Saturday, May 21, 2005

I'm not crazy. I swear.

Q: How often should you wash your bed sheets?

A) Once a day.
B) Once a week.
C) Once a month.
D) When you couldn’t remember when was the last time you wash them because that was centuries ago.

Answer: D
It was so sunny outside that it inspired me to do laundry. Not just any ordinary laundry, but THE laundry laundry. I’ve always find it very sensual to do bed sheets laundry with the guy who occasionally sleeps in your bed. You have to crawl all over the bed to get to the corner to peel the bed sheets off, and you can spank his butt to get him out of the way if he’s blocking you. Of course that would usually lead to some naughty foreplay involving wrestling. Then of course the clothes will come off one by one…. Then when we’re done taking care of “business”, we can rest for a little bit, and then go back to peeling the bed sheets off, and spanking and wrestling....... But when you’re just by yourself, what’s the fun in spanking your own butt?!

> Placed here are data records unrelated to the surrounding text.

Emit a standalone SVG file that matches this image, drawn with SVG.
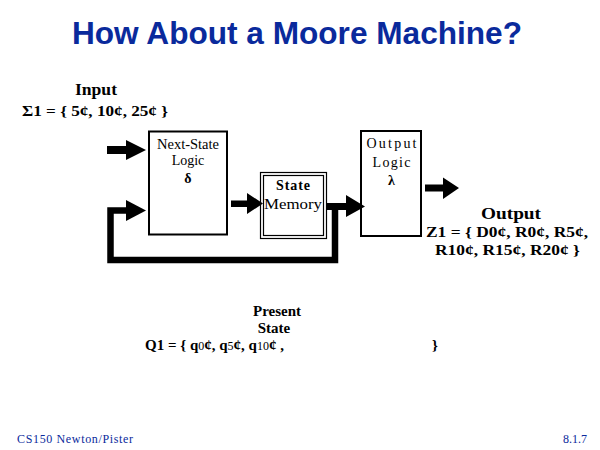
<svg xmlns="http://www.w3.org/2000/svg" width="600" height="450" viewBox="0 0 600 450">
<style>
.title{font-family:"Liberation Sans",Arial,sans-serif;font-weight:bold;font-size:31px;fill:#0a2a9c}
.foot{font-family:"Liberation Serif","Times New Roman",serif;font-size:12px;fill:#0a2a9c}
.box{fill:#fff;stroke:#000;stroke-width:2}
.box2{fill:none;stroke:#000;stroke-width:1.2}
.bt{font-family:"Liberation Serif","Times New Roman",serif;font-size:14px;fill:#000;text-anchor:middle}
.lbl{font-family:"Liberation Serif","Times New Roman",serif;font-size:15px;font-weight:bold;fill:#000}
.big{font-size:16.5px}
.mid{text-anchor:middle}
.small{font-size:12px;font-weight:normal}
.arr{fill:#000}
.line{fill:none;stroke:#000;stroke-width:6.5;stroke-linejoin:miter}
</style>
<rect width="600" height="450" fill="#fff"/>
<text class="title" x="72" y="44" textLength="450" lengthAdjust="spacingAndGlyphs">How About a Moore Machine?</text>

<g id="input-label">
<text class="lbl big mid" x="96" y="95" textLength="42" lengthAdjust="spacingAndGlyphs">Input</text>
<text class="lbl" x="22" y="116" textLength="146" lengthAdjust="spacingAndGlyphs">Σ1 = { 5¢, 10¢, 25¢ }</text>
</g>

<g id="next-state-logic">
<rect class="box" x="149" y="131.5" width="78" height="103"/>
<text class="bt" x="188" y="149" textLength="62" lengthAdjust="spacingAndGlyphs">Next-State</text>
<text class="bt" x="188" y="165">Logic</text>
<text class="bt" x="188" y="183" font-weight="bold">δ</text>
</g>

<g id="state-memory">
<rect class="box2" x="260.5" y="172.5" width="66" height="66"/>
<rect class="box2" x="263.5" y="175.5" width="60" height="60"/>
<text class="bt" x="293" y="190" font-weight="bold" textLength="34" lengthAdjust="spacing">State</text>
<text class="bt" x="293" y="209" textLength="58" lengthAdjust="spacingAndGlyphs">Memory</text>
</g>

<g id="output-logic">
<rect class="box" x="361" y="131" width="60" height="105"/>
<text class="bt" x="391.5" y="148" textLength="50" lengthAdjust="spacing">Output</text>
<text class="bt" x="391.5" y="166.5" textLength="38" lengthAdjust="spacing">Logic</text>
<text class="bt" x="391.5" y="185" font-weight="bold">λ</text>
</g>

<g id="output-label">
<text class="lbl big mid" x="511" y="219" textLength="60" lengthAdjust="spacingAndGlyphs">Output</text>
<text class="lbl" x="426" y="237" textLength="162" lengthAdjust="spacingAndGlyphs">Z1 = { D0¢, R0¢, R5¢,</text>
<text class="lbl" x="435" y="255" textLength="145" lengthAdjust="spacingAndGlyphs">R10¢, R15¢, R20¢ }</text>
</g>

<g id="present-state-label">
<text class="lbl mid" x="277" y="316">Present</text>
<text class="lbl mid" x="274" y="333">State</text>
<text class="lbl" x="145" y="350">Q1 = { q<tspan class="small">0</tspan>¢, q<tspan class="small">5</tspan>¢, q<tspan class="small">10</tspan>¢ ,</text>
<text class="lbl" x="432" y="350">}</text>
</g>

<g id="connectors">
<path class="arr" d="M107,146 H126 V140 L146,150 L126,160 V154 H107 Z"/>
<path class="line" d="M335,207 V260 H110.5 V210.5 H128"/>
<path class="arr" d="M126,200 L146,210.5 L126,221 Z"/>
<path class="arr" d="M231,200.5 H247 V193 L263,203.5 L247,214 V207 H231 Z"/>
<path class="arr" d="M327,203 H346 V195 L365,206.5 L346,217 V210 H327 Z"/>
<path class="arr" d="M425,184.5 H443 V177.5 L459,188 L443,199 V191.5 H425 Z"/>
</g>

<text class="foot" x="17" y="443" textLength="116" lengthAdjust="spacing">CS150 Newton/Pister</text>
<text class="foot" x="587" y="443" text-anchor="end">8.1.7</text>
</svg>
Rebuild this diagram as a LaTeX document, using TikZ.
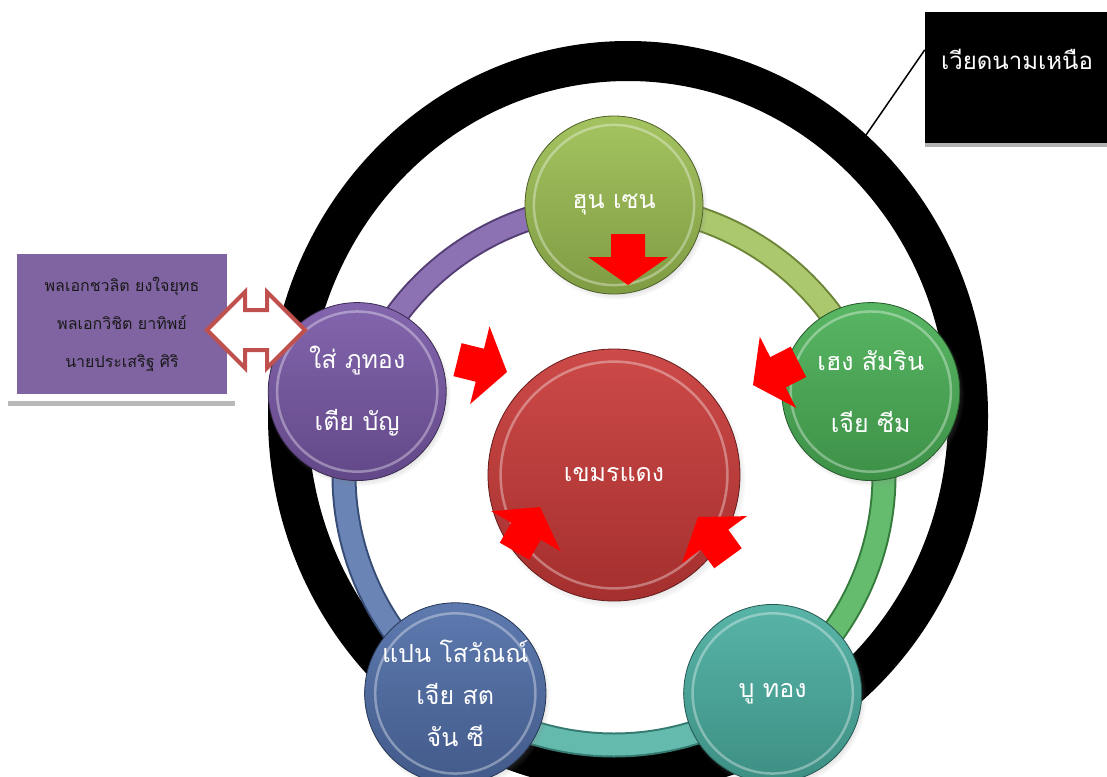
\documentclass[tikz,border=0pt]{standalone}
\usepackage{fontspec}
\newfontfamily\thaifont[Script=Thai]{Loma}
\usetikzlibrary{shapes.arrows,shadows,calc}

\definecolor{leafgreen}{RGB}{156,190,82}
\definecolor{grassgreen}{RGB}{74,176,86}
\definecolor{seateal}{RGB}{74,174,160}
\definecolor{steelblue}{RGB}{80,110,168}
\definecolor{plum}{RGB}{120,88,166}
\definecolor{brick}{RGB}{200,58,56}
\definecolor{panelpurple}{RGB}{128,100,162}
\definecolor{outlinered}{RGB}{192,80,77}

\tikzset{
  leader/.style 2 args={circle, minimum size=#2, inner sep=0pt, draw=#1!50!black, line width=0.8pt,
    top color=#1!92!white, bottom color=#1!82!black, text=white, align=center,
    font=\thaifont\fontsize{25}{42}\selectfont,
    circular drop shadow={shadow xshift=2pt, shadow yshift=-3pt, shadow scale=1.03, opacity=.45},
    path picture={\draw[white, opacity=.35, line width=2.5pt] (path picture bounding box.center) circle[radius={0.45*#2}];}},
  panel/.style={rectangle, fill=panelpurple, minimum width=210pt, minimum height=140pt, align=center,
    text=black!90, font=\thaifont\fontsize{16}{38}\selectfont},
  tagbox/.style={rectangle, fill=black, minimum width=184pt, minimum height=131pt,
    drop shadow={fill=gray!60, shadow xshift=0pt, shadow yshift=-4pt, opacity=1}},
  twoway/.style={double arrow, draw=outlinered, fill=white, line width=4pt, inner xsep=0pt, inner ysep=18pt,
    minimum height=98pt, double arrow head extend=18pt},
  push/.style={fill=red},
}

\begin{document}
\begin{tikzpicture}[x=1pt, y=-1pt]
    \clip (0,0) rectangle (1107,776);
    \coordinate (hub) at (614,475);

    % Outer ring
    \draw[line width=40pt] (628,416) ellipse [x radius=340, y radius=355];
    \coordinate (rim) at (866,135);

    % Band between the leaders
    \foreach \a/\c in {198/plum, -90/leafgreen, -18/grassgreen, 54/seateal, 126/steelblue} {
        \draw[line width=25pt, \c!70!black] ($(hub)+(\a:270)$) arc[start angle=\a, delta angle=72, radius=270];
        \draw[line width=21pt, \c!85!white] ($(hub)+(\a:270)$) arc[start angle=\a, delta angle=72, radius=270];
    }

    % Leaders
    \node[leader={brick}{252pt}] (khmer) at (hub) {เขมรแดง};
    \node[leader={leafgreen}{178pt}] (hun) at ($(hub)+(-90:270)$) {ฮุน เซน};
    \node[leader={grassgreen}{178pt}] (heng) at ($(hub)+(-18:270)$) {เฮง สัมริน\\[20pt]เจีย ซีม};
    \node[leader={seateal}{178pt}] (bou) at ($(hub)+(54:270)$) {บู ทอง};
    \node[leader={steelblue}{178pt}] (pen) at ($(hub)+(126:270)$) {แปน โสวัณณ์\\เจีย สต\\จัน ซี};
    \node[leader={plum}{178pt}] (say) at ($(hub)+(198:270)$) {ใส่ ภูทอง\\[20pt]เตีย บัญ};

    % Red arrows toward the centre
    \foreach \x/\y/\a in {628/285/-90, 507/372/-14, 753/385/207, 540/507/60, 698/517/126} {
        \fill[push, shift={(\x,\y)}, rotate=\a] (0,0) -- (-28,40) -- (-28,17) -- (-51,17)
            -- (-51,-17) -- (-28,-17) -- (-28,-40) -- cycle;
    }

    % Thai generals
    \fill[gray!55] (8,401) rectangle (235,406);
    \node[panel] (generals) at (122,324) {พลเอกชวลิต ยงใจยุทธ\\พลเอกวิชิต ยาทิพย์\\นายประเสริฐ ศิริ};
    \node[twoway] (link) at (256,330) {};

    % North Vietnam
    \node[tagbox, label={[text=white, font=\thaifont\fontsize{24}{28}\selectfont, anchor=center, yshift=-48pt]north:เวียดนามเหนือ}] (vietnam) at (1017,77.5) {};
    \draw[line width=1.5pt] ([yshift=-38pt]vietnam.north west) -- (rim);
\end{tikzpicture}
\end{document}
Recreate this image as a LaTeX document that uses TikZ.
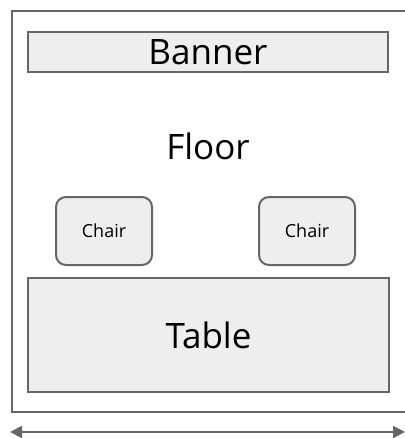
\documentclass[tikz,border=0pt]{standalone}
\usepackage{fontspec}
\setmainfont{Open Sans}
\usetikzlibrary{arrows.meta}
\definecolor{edgegray}{HTML}{666666}
\definecolor{panelgray}{HTML}{EEEEEE}
\tikzset{
  part/.style={draw=edgegray, line width=2pt, fill=panelgray, inner sep=0pt},
  bigtext/.style={font=\fontsize{35}{40}\selectfont},
  chairbox/.style={part, rounded corners=10pt, minimum width=96pt, minimum height=68pt, font=\fontsize{18}{22}\selectfont}
}
\begin{document}
\begin{tikzpicture}[x=1pt,y=-1pt]
\useasboundingbox (0,0) rectangle (404,438);
\node (room) [draw=edgegray, line width=2pt, inner sep=0pt, anchor=north west, minimum width=398pt, minimum height=401pt] at (11,10) {};
\node (banner) [part, bigtext, minimum width=360pt, minimum height=40pt] at (208,52) {Banner};
\node (floor) [bigtext] at (208,146) {Floor};
\node (chairL) [chairbox] at (104,231) {Chair};
\node (chairR) [chairbox] at (307,231) {Chair};
\node (table) [part, bigtext, minimum width=361pt, minimum height=114pt] at (208.5,335) {Table};
\coordinate (widthL) at (10,432);
\coordinate (widthR) at (405,432);
\draw[edgegray, line width=2pt, {Triangle[length=12pt,width=12pt]}-{Triangle[length=12pt,width=12pt]}] (widthL) -- (widthR);
\end{tikzpicture}
\end{document}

Q: What would you find in your bed if you wash the sheets as often as I do?

A) Curly pubic hair.
B) Straight head hair.
C) Cum stains.
D) Drool stains.
E) Boogers. Lots and lots of them.

Answer: All of the above.
I can’t believe my bed is so fucking NASTY!! It’s probably my fault that it’s so nasty, but still! The longest I’ve gone without showering is only 3 days, I couldn’t be that nasty, could I? I do remember sometimes, I dig my nose in my dreams. Now I wonder if it’s really my dreams. I drool a fucking lot. Sometimes up to a gallon a night. I drool so much my pillow itself has drool stains on them. God I am nasty!


Q: Speaking of bed, how many pillows do you have?

A) 1
B) 2
C) 3
D) 4
E) 5

Answer: E
Yes, I have 5 pillows. Yes, it is a lot. Yes, I’m a guy. Yes, I’m a gay guy. No, I can’t get rid of any of them. All of them have their own unique function. Let me explain.
- The Tommy Hilfiger extra-firm-support pillow: This is for my clean head to sleep on at night. What’s a clean head? A clean head is a head that just got out of the shower, with nice smelling hair and minty breaths.
- The Laura Ashley ultimate-support pillow: This is for my dirty head to sleep on anytime of the day. What’s a dirty head? A dirty head is a head that has not gotten into the shower for the past 3 hours, with hair wax and garlic breaths.
- The No Brand extra-firm pillow from Target: This is for me to spoon when I sleep. Some people can’t sleep without their stuff animals, some can’t sleep without holding onto a penis, I can’t sleep without spooning something. Hence this spooning pillow.
- The Tag-Fell-Off fluffy pillow: This is the movie pillow. If somebody disturbs me while I’m watching a movie, I’ll hit them with this pillow, and then choke them to death with it when they’re down. Sometimes I hide behind this pillow if the movie is too scary. Sometimes I use this pillow to dry my eyes if the movie is sad.
- The ULTIMATE pillow: This is THE ultimate pillow. The mother of all pillows. It can be used in any of the above mentioned position, and it always works better than the above mentioned pillows. This is the reward pillow. The pillow I use only when I’ve earned the right to use it. Nobody touches this pillow but me.


Q: Do you think I’m weird?

A) Yes.
B) Extemely.
C) I think you’re crazy.
D) Did you just escaped from mental institution?

Answe OH SHIT! They just found out I’m here! They’re going to throw me back into my padded cell! Shit! One of them is carrying a needle. They’re going to sedate me!

“My warriors, are you READY FOR BATTLE?!!”

The Tommy Hilfiger extra-firm-support pillow: YEAHHHH!!!!!!!!!!
The Laura Ashley ultimate-support pillow: BRING THEM ON!!!!!!!!!!!!!!
The No Brand extra-firm pillow from Target: LET’S FIGHT FOR OUR FREEDOM!!!!!
The Tag-Fell-Off fluffy pillow: LET’S GOOO!!!!!!!!
The ULTIMATE pillow: But I just got my nails done.

“OK, The ULTIMATE pillow, you stay here. EVERYONE ELSE, LET’S HAVE A PILLOW FIGHT!!!!”